BEGIN ROWS

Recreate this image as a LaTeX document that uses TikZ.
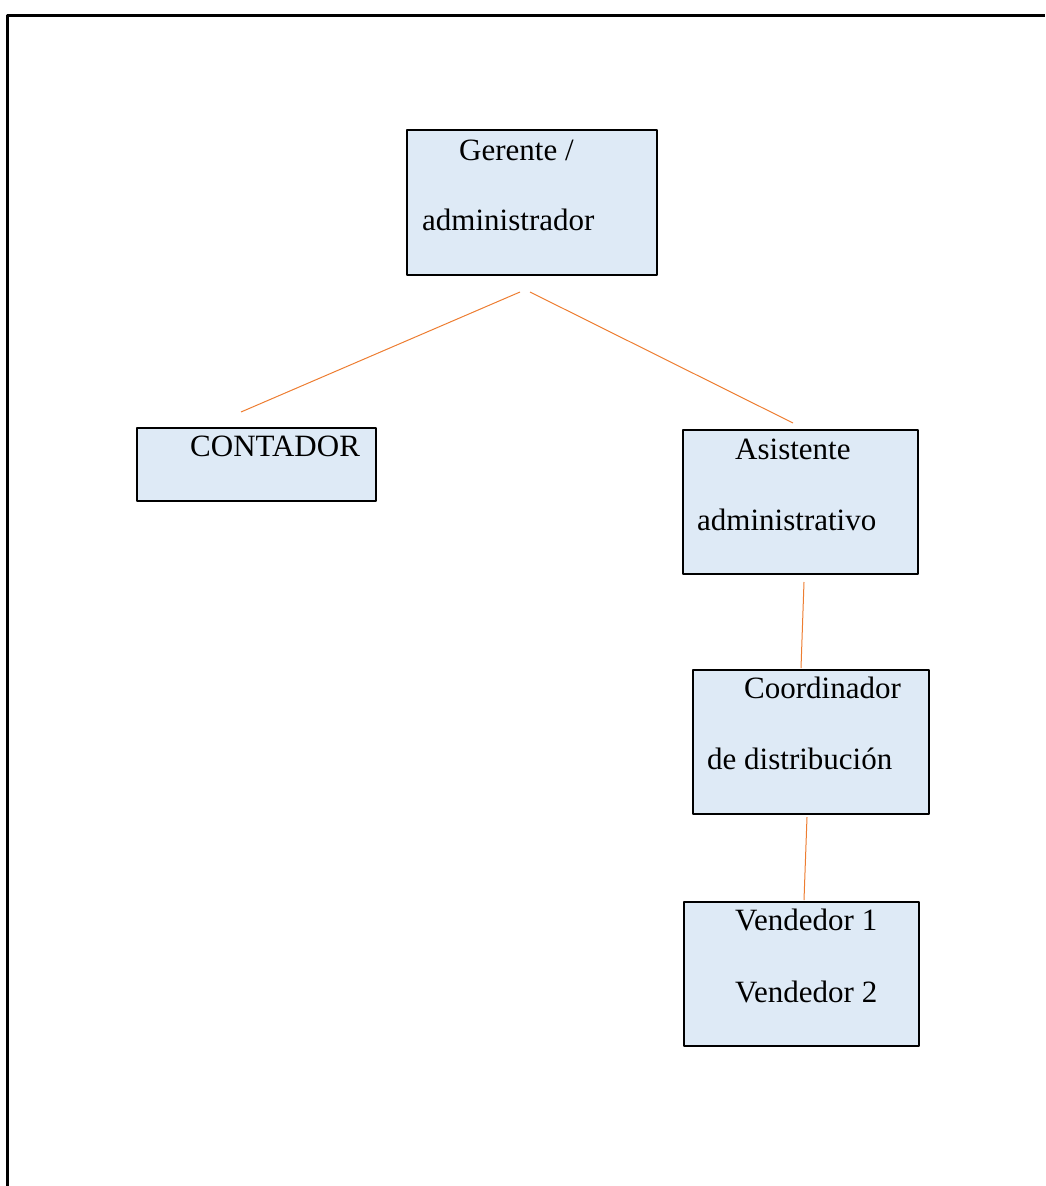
\documentclass[tikz,border=0pt]{standalone}
\usepackage{fontspec}
\setmainfont{Liberation Serif}
\definecolor{cajaazul}{HTML}{DEEAF6}
\definecolor{naranja}{HTML}{ED7D31}
\begin{document}
\begin{tikzpicture}[x=1pt, y=-1pt, font=\fontsize{31}{37}\selectfont, line join=round,
	caja/.style={draw=black, line width=1.6pt, fill=cajaazul, inner sep=0pt},
	enlace/.style={draw=naranja, line width=1pt},
	texto/.style={anchor=base west, inner sep=0pt}]
			\useasboundingbox (0,0) rectangle (1045,1186);
			% Marco
			\draw[line width=2.2pt] (7.5,1186)--(7.5,15.5)--(1045,15.5);
			% Cajas
			\node (gerente) at (532,202.5) [caja, minimum width=250, minimum height=145]{};
			\node (contador) at (256.5,464.5) [caja, minimum width=239, minimum height=73]{};
			\node (asistente) at (800.5,502) [caja, minimum width=235, minimum height=144]{};
			\node (coordinador) at (811,742) [caja, minimum width=236, minimum height=144]{};
			\node (vendedor) at (801.5,974) [caja, minimum width=235, minimum height=144]{};
			% Textos
			\node (tGer1) at (459,160) [texto]{Gerente /};
			\node (tGer2) at (422,230) [texto]{administrador};
			\node (tCont) at (190,456) [texto]{CONTADOR};
			\node (tAsis1) at (735,459) [texto]{Asistente};
			\node (tAsis2) at (697,530) [texto]{administrativo};
			\node (tCoor1) at (744,698) [texto]{Coordinador};
			\node (tCoor2) at (707,769) [texto]{de distribución};
			\node (tVend1) at (735,930) [texto]{Vendedor 1};
			\node (tVend2) at (735,1002) [texto]{Vendedor 2};
			% Enlaces
			\coordinate (g1) at (520,292); \coordinate (c1) at (241,412);
			\coordinate (g2) at (530,292); \coordinate (a1) at (793,423);
			\coordinate (a2) at (804,582); \coordinate (k1) at (801,668);
			\coordinate (k2) at (807,817); \coordinate (v1) at (804,900);
			\draw[enlace] (g1)--(c1);
			\draw[enlace] (g2)--(a1);
			\draw[enlace] (a2)--(k1);
			\draw[enlace] (k2)--(v1);
\end{tikzpicture}
\end{document}
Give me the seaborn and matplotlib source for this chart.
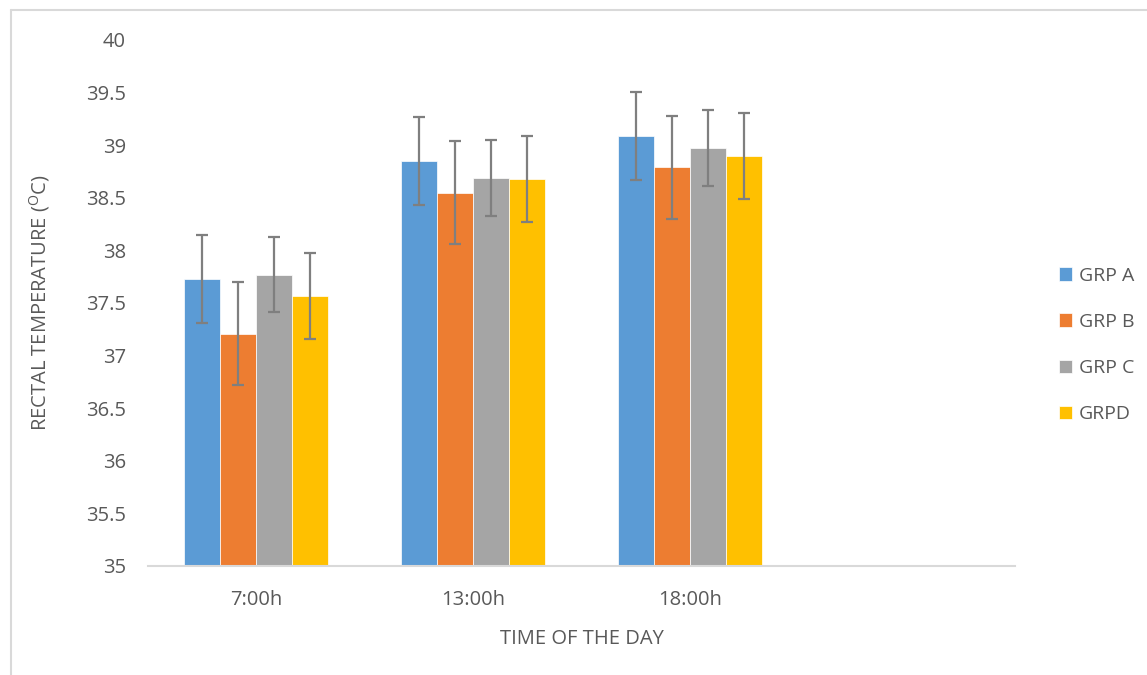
import numpy as np
import pandas as pd
import seaborn as sns
import matplotlib.pyplot as plt
from matplotlib.lines import Line2D

# values
times = ['7:00h', '13:00h', '18:00h']
groups = ['GRP A', 'GRP B', 'GRP C', 'GRPD']
grp_a = [37.73, 38.85, 39.09]
grp_b = [37.21, 38.55, 38.79]
grp_c = [37.77, 38.69, 38.97]
grp_d = [37.57, 38.68, 38.90]
err_a = [0.42, 0.42, 0.42]
err_b = [0.49, 0.49, 0.49]
err_c = [0.36, 0.36, 0.36]
err_d = [0.41, 0.41, 0.41]

colors = ['#5b9bd5', '#ed7d31', '#a5a5a5', '#ffc000']
txt = '#595959'

df = pd.DataFrame({
    'Time': times * 4,
    'Group': [g for g in groups for _ in times],
    'Temp': grp_a + grp_b + grp_c + grp_d,
    'Err': err_a + err_b + err_c + err_d,
})

sns.set_style('white')
plt.rcParams['font.family'] = ['Open Sans', 'DejaVu Sans']

fig = plt.figure(figsize=(11.47, 6.75), dpi=100)
ax = fig.add_axes([148 / 1147, 1 - 566 / 675, (1015 - 148) / 1147, (566 - 40) / 675])

sns.barplot(data=df, x='Time', y='Temp', hue='Group', order=times + [' '],
            hue_order=groups, palette=colors, width=0.665, errorbar=None,
            saturation=1, edgecolor='white', linewidth=0.5, ax=ax)

# error bars at the bar centres
for g, container in zip(groups, ax.containers):
    sub = df[df['Group'] == g].set_index('Time').loc[times]
    xs = [p.get_x() + p.get_width() / 2 for p in container.patches][:len(times)]
    ax.errorbar(xs, sub['Temp'], yerr=sub['Err'], fmt='none', ecolor='#7f7f7f',
                elinewidth=1.6, capsize=4.5, capthick=1.6, zorder=5)

ax.set_ylim(35, 40)
ax.set_xlim(-0.5, 3.5)
ax.set_yticks(np.arange(35, 40.01, 0.5))
ax.set_yticklabels([f'{v:g}' for v in np.arange(35, 40.01, 0.5)])
ax.tick_params(axis='both', length=0, labelsize=14.5, colors=txt)
ax.tick_params(axis='y', pad=16)
ax.tick_params(axis='x', pad=17)
for s in ['top', 'right', 'left']:
    ax.spines[s].set_visible(False)
ax.spines['bottom'].set_color('#d9d9d9')
ax.spines['bottom'].set_linewidth(1.5)

ax.set_xlabel('TIME OF THE DAY', fontsize=14.5, color=txt, labelpad=14)
ax.set_ylabel(r'RECTAL TEMPERATURE ($^{\mathregular{O}}$C)', fontsize=14.5, color=txt, labelpad=24)

ax.legend(loc='center left', bbox_to_anchor=(1.03, 0.42), frameon=False,
          fontsize=14, labelcolor=txt, handlelength=0.7, handleheight=0.7,
          handletextpad=0.35, labelspacing=1.45)

# light outer frame (only top and left edges visible)
fig.add_artist(Line2D([11 / 1147, 1], [1 - 10 / 675] * 2, color='#d9d9d9', lw=1.5,
                      transform=fig.transFigure))
fig.add_artist(Line2D([11 / 1147] * 2, [0, 1 - 10 / 675], color='#d9d9d9', lw=1.5,
                      transform=fig.transFigure))

fig.savefig('out.png', dpi=100)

END ROWS

§ TASK DESCRIPTION: Quote the records in their entirety, keeping the wording exact and excluding pictures.

§ SOLUTION TO THE PROBLEM:
Recreate this image as a LaTeX document that uses TikZ.
\documentclass[tikz,border=0pt]{standalone}
\usepackage{fontspec}
\setmainfont{Liberation Serif}
\definecolor{cajaazul}{HTML}{DEEAF6}
\definecolor{naranja}{HTML}{ED7D31}
\begin{document}
\begin{tikzpicture}[x=1pt, y=-1pt, font=\fontsize{31}{37}\selectfont, line join=round,
	caja/.style={draw=black, line width=1.6pt, fill=cajaazul, inner sep=0pt},
	enlace/.style={draw=naranja, line width=1pt},
	texto/.style={anchor=base west, inner sep=0pt}]
			\useasboundingbox (0,0) rectangle (1045,1186);
			% Marco
			\draw[line width=2.2pt] (7.5,1186)--(7.5,15.5)--(1045,15.5);
			% Cajas
			\node (gerente) at (532,202.5) [caja, minimum width=250, minimum height=145]{};
			\node (contador) at (256.5,464.5) [caja, minimum width=239, minimum height=73]{};
			\node (asistente) at (800.5,502) [caja, minimum width=235, minimum height=144]{};
			\node (coordinador) at (811,742) [caja, minimum width=236, minimum height=144]{};
			\node (vendedor) at (801.5,974) [caja, minimum width=235, minimum height=144]{};
			% Textos
			\node (tGer1) at (459,160) [texto]{Gerente /};
			\node (tGer2) at (422,230) [texto]{administrador};
			\node (tCont) at (190,456) [texto]{CONTADOR};
			\node (tAsis1) at (735,459) [texto]{Asistente};
			\node (tAsis2) at (697,530) [texto]{administrativo};
			\node (tCoor1) at (744,698) [texto]{Coordinador};
			\node (tCoor2) at (707,769) [texto]{de distribución};
			\node (tVend1) at (735,930) [texto]{Vendedor 1};
			\node (tVend2) at (735,1002) [texto]{Vendedor 2};
			% Enlaces
			\coordinate (g1) at (520,292); \coordinate (c1) at (241,412);
			\coordinate (g2) at (530,292); \coordinate (a1) at (793,423);
			\coordinate (a2) at (804,582); \coordinate (k1) at (801,668);
			\coordinate (k2) at (807,817); \coordinate (v1) at (804,900);
			\draw[enlace] (g1)--(c1);
			\draw[enlace] (g2)--(a1);
			\draw[enlace] (a2)--(k1);
			\draw[enlace] (k2)--(v1);
\end{tikzpicture}
\end{document}
Give me the seaborn and matplotlib source for this chart.
import numpy as np
import pandas as pd
import seaborn as sns
import matplotlib.pyplot as plt
from matplotlib.lines import Line2D

# values
times = ['7:00h', '13:00h', '18:00h']
groups = ['GRP A', 'GRP B', 'GRP C', 'GRPD']
grp_a = [37.73, 38.85, 39.09]
grp_b = [37.21, 38.55, 38.79]
grp_c = [37.77, 38.69, 38.97]
grp_d = [37.57, 38.68, 38.90]
err_a = [0.42, 0.42, 0.42]
err_b = [0.49, 0.49, 0.49]
err_c = [0.36, 0.36, 0.36]
err_d = [0.41, 0.41, 0.41]

colors = ['#5b9bd5', '#ed7d31', '#a5a5a5', '#ffc000']
txt = '#595959'

df = pd.DataFrame({
    'Time': times * 4,
    'Group': [g for g in groups for _ in times],
    'Temp': grp_a + grp_b + grp_c + grp_d,
    'Err': err_a + err_b + err_c + err_d,
})

sns.set_style('white')
plt.rcParams['font.family'] = ['Open Sans', 'DejaVu Sans']

fig = plt.figure(figsize=(11.47, 6.75), dpi=100)
ax = fig.add_axes([148 / 1147, 1 - 566 / 675, (1015 - 148) / 1147, (566 - 40) / 675])

sns.barplot(data=df, x='Time', y='Temp', hue='Group', order=times + [' '],
            hue_order=groups, palette=colors, width=0.665, errorbar=None,
            saturation=1, edgecolor='white', linewidth=0.5, ax=ax)

# error bars at the bar centres
for g, container in zip(groups, ax.containers):
    sub = df[df['Group'] == g].set_index('Time').loc[times]
    xs = [p.get_x() + p.get_width() / 2 for p in container.patches][:len(times)]
    ax.errorbar(xs, sub['Temp'], yerr=sub['Err'], fmt='none', ecolor='#7f7f7f',
                elinewidth=1.6, capsize=4.5, capthick=1.6, zorder=5)

ax.set_ylim(35, 40)
ax.set_xlim(-0.5, 3.5)
ax.set_yticks(np.arange(35, 40.01, 0.5))
ax.set_yticklabels([f'{v:g}' for v in np.arange(35, 40.01, 0.5)])
ax.tick_params(axis='both', length=0, labelsize=14.5, colors=txt)
ax.tick_params(axis='y', pad=16)
ax.tick_params(axis='x', pad=17)
for s in ['top', 'right', 'left']:
    ax.spines[s].set_visible(False)
ax.spines['bottom'].set_color('#d9d9d9')
ax.spines['bottom'].set_linewidth(1.5)

ax.set_xlabel('TIME OF THE DAY', fontsize=14.5, color=txt, labelpad=14)
ax.set_ylabel(r'RECTAL TEMPERATURE ($^{\mathregular{O}}$C)', fontsize=14.5, color=txt, labelpad=24)

ax.legend(loc='center left', bbox_to_anchor=(1.03, 0.42), frameon=False,
          fontsize=14, labelcolor=txt, handlelength=0.7, handleheight=0.7,
          handletextpad=0.35, labelspacing=1.45)

# light outer frame (only top and left edges visible)
fig.add_artist(Line2D([11 / 1147, 1], [1 - 10 / 675] * 2, color='#d9d9d9', lw=1.5,
                      transform=fig.transFigure))
fig.add_artist(Line2D([11 / 1147] * 2, [0, 1 - 10 / 675], color='#d9d9d9', lw=1.5,
                      transform=fig.transFigure))

fig.savefig('out.png', dpi=100)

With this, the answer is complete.